_COLLECTED MATERIAL:_

◇ ◇ ◇ ◇

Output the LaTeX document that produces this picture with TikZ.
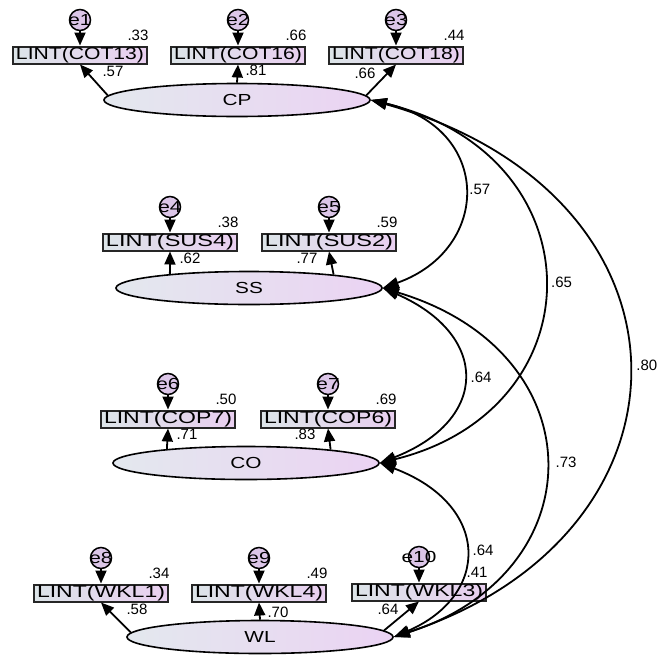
\documentclass[tikz,border=0pt]{standalone}
\usepackage{fontspec}
\setmainfont{Liberation Sans}
\usetikzlibrary{arrows.meta,shapes.geometric}
\definecolor{latL}{HTML}{E3E8EE}
\definecolor{latR}{HTML}{EBD3F3}
\definecolor{obsL}{HTML}{DCE4E8}
\definecolor{obsR}{HTML}{E9CFF0}
\definecolor{errC}{HTML}{DCC6E8}
\newcommand{\widetxt}[1]{\scalebox{1.3}[1]{#1}}
\newcommand{\fitbox}[1]{\resizebox{128pt}{\height}{#1}}

\begin{document}
\begin{tikzpicture}[x=1pt,y=-1pt,
    lat/.style={ellipse, draw, line width=1.6, minimum width=266, minimum height=33, inner sep=0,
      left color=latL, right color=latR, font=\fontsize{16}{16}\selectfont},
    obs/.style={rectangle, draw=black!85, line width=2, minimum width=134, minimum height=17, inner sep=0,
      left color=obsL, right color=obsR, font=\fontsize{17}{17}\selectfont},
    err/.style={circle, draw, line width=1.5, minimum size=21, inner sep=0, fill=errC,
      font=\fontsize{16}{16}\selectfont},
    ld/.style={-{Triangle[length=13,width=11]}, line width=1.8},
    cv/.style={{Triangle[length=16,width=11]}-{Triangle[length=16,width=11]}, line width=1.8},
    num/.style={inner sep=0, font=\fontsize{15}{15}\selectfont}]
  \useasboundingbox (0,0) rectangle (658,656);

  % factors
  \node[lat] (CP) at (237,100) {\widetxt{CP}};
  \node[lat] (SS) at (249,288) {\widetxt{SS}};
  \node[lat] (CO) at (246,463) {\widetxt{CO}};
  \node[lat] (WL) at (260,637) {\widetxt{WL}};

  % indicators, errors, loadings
  \foreach \v/\x/\y/\e/\f/\ang/\rsq/\lx/\ly/\lod in {
      COT13/80/55/e1/CP/178/.33/113/71/.57,
      COT16/238/55/e2/CP/90/.66/256/70/.81,
      COT18/396/55/e3/CP/2/.44/365/73/.66,
      SUS4/170/242/e4/SS/170/.38/190/258/.62,
      SUS2/329/242/e5/SS/9/.59/307/258/.77,
      COP7/168/419/e6/CO/170/.50/187/434/.71,
      COP6/328/419/e7/CO/9/.69/305/434/.83,
      WKL1/101/593/e8/WL/178/.34/137/609/.58,
      WKL4/259/593/e9/WL/90/.49/278/612/.70,
      WKL3/419/592/e10/WL/3/.41/388/609/.64} {
    \node[obs] (\v) at (\x,\y) {\fitbox{LINT(\v)}};
    \node[err] (\e) at (\x,\y-35) {\makebox[0pt]{\widetxt{\e}}};
    \node[num] (r\v) at (\x+58,\y-20) {\rsq};
    \node[num] (l\v) at (\lx,\ly) {\lod};
    \draw[ld] (\e) -- (\v);
    \draw[ld] (\f.\ang) -- (\v.south);
  }

  % covariances
  \draw[cv] (CP.east) .. controls +(122,28) and +(109,-39) .. (SS.east)
    node[num, pos=.5, anchor=west, xshift=5] (cCPSS) {.57};
  \draw[cv] (CP.east) .. controls +(229,55) and +(219,-54) .. (CO.east)
    node[num, pos=.5, anchor=west, xshift=7] (cCPCO) {.65};
  \draw[cv] (CP.east) .. controls +(339,95) and +(315,-104) .. (WL.east)
    node[num, pos=.5, anchor=west, xshift=8] (cCPWL) {.80};
  \draw[cv] (SS.east) .. controls +(107,47) and +(110,-43) .. (CO.east)
    node[num, pos=.5, anchor=west, xshift=7] (cSSCO) {.64};
  \draw[cv] (SS.east) .. controls +(214,64) and +(203,-65) .. (WL.east)
    node[num, pos=.5, anchor=west, xshift=10] (cSSWL) {.73};
  \draw[cv] (CO.east) .. controls +(111,42) and +(97,-42) .. (WL.east)
    node[num, pos=.5, anchor=west, xshift=7] (cCOWL) {.64};
\end{tikzpicture}
\end{document}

◇ ◇ ◇ ◇

Copy each line above precisely, dropping the pictures.

Output the LaTeX document that produces this picture with TikZ.
\documentclass[tikz,border=0pt]{standalone}
\usepackage{fontspec}
\setmainfont{Liberation Sans}
\usetikzlibrary{arrows.meta,shapes.geometric}
\definecolor{latL}{HTML}{E3E8EE}
\definecolor{latR}{HTML}{EBD3F3}
\definecolor{obsL}{HTML}{DCE4E8}
\definecolor{obsR}{HTML}{E9CFF0}
\definecolor{errC}{HTML}{DCC6E8}
\newcommand{\widetxt}[1]{\scalebox{1.3}[1]{#1}}
\newcommand{\fitbox}[1]{\resizebox{128pt}{\height}{#1}}

\begin{document}
\begin{tikzpicture}[x=1pt,y=-1pt,
    lat/.style={ellipse, draw, line width=1.6, minimum width=266, minimum height=33, inner sep=0,
      left color=latL, right color=latR, font=\fontsize{16}{16}\selectfont},
    obs/.style={rectangle, draw=black!85, line width=2, minimum width=134, minimum height=17, inner sep=0,
      left color=obsL, right color=obsR, font=\fontsize{17}{17}\selectfont},
    err/.style={circle, draw, line width=1.5, minimum size=21, inner sep=0, fill=errC,
      font=\fontsize{16}{16}\selectfont},
    ld/.style={-{Triangle[length=13,width=11]}, line width=1.8},
    cv/.style={{Triangle[length=16,width=11]}-{Triangle[length=16,width=11]}, line width=1.8},
    num/.style={inner sep=0, font=\fontsize{15}{15}\selectfont}]
  \useasboundingbox (0,0) rectangle (658,656);

  % factors
  \node[lat] (CP) at (237,100) {\widetxt{CP}};
  \node[lat] (SS) at (249,288) {\widetxt{SS}};
  \node[lat] (CO) at (246,463) {\widetxt{CO}};
  \node[lat] (WL) at (260,637) {\widetxt{WL}};

  % indicators, errors, loadings
  \foreach \v/\x/\y/\e/\f/\ang/\rsq/\lx/\ly/\lod in {
      COT13/80/55/e1/CP/178/.33/113/71/.57,
      COT16/238/55/e2/CP/90/.66/256/70/.81,
      COT18/396/55/e3/CP/2/.44/365/73/.66,
      SUS4/170/242/e4/SS/170/.38/190/258/.62,
      SUS2/329/242/e5/SS/9/.59/307/258/.77,
      COP7/168/419/e6/CO/170/.50/187/434/.71,
      COP6/328/419/e7/CO/9/.69/305/434/.83,
      WKL1/101/593/e8/WL/178/.34/137/609/.58,
      WKL4/259/593/e9/WL/90/.49/278/612/.70,
      WKL3/419/592/e10/WL/3/.41/388/609/.64} {
    \node[obs] (\v) at (\x,\y) {\fitbox{LINT(\v)}};
    \node[err] (\e) at (\x,\y-35) {\makebox[0pt]{\widetxt{\e}}};
    \node[num] (r\v) at (\x+58,\y-20) {\rsq};
    \node[num] (l\v) at (\lx,\ly) {\lod};
    \draw[ld] (\e) -- (\v);
    \draw[ld] (\f.\ang) -- (\v.south);
  }

  % covariances
  \draw[cv] (CP.east) .. controls +(122,28) and +(109,-39) .. (SS.east)
    node[num, pos=.5, anchor=west, xshift=5] (cCPSS) {.57};
  \draw[cv] (CP.east) .. controls +(229,55) and +(219,-54) .. (CO.east)
    node[num, pos=.5, anchor=west, xshift=7] (cCPCO) {.65};
  \draw[cv] (CP.east) .. controls +(339,95) and +(315,-104) .. (WL.east)
    node[num, pos=.5, anchor=west, xshift=8] (cCPWL) {.80};
  \draw[cv] (SS.east) .. controls +(107,47) and +(110,-43) .. (CO.east)
    node[num, pos=.5, anchor=west, xshift=7] (cSSCO) {.64};
  \draw[cv] (SS.east) .. controls +(214,64) and +(203,-65) .. (WL.east)
    node[num, pos=.5, anchor=west, xshift=10] (cSSWL) {.73};
  \draw[cv] (CO.east) .. controls +(111,42) and +(97,-42) .. (WL.east)
    node[num, pos=.5, anchor=west, xshift=7] (cCOWL) {.64};
\end{tikzpicture}
\end{document}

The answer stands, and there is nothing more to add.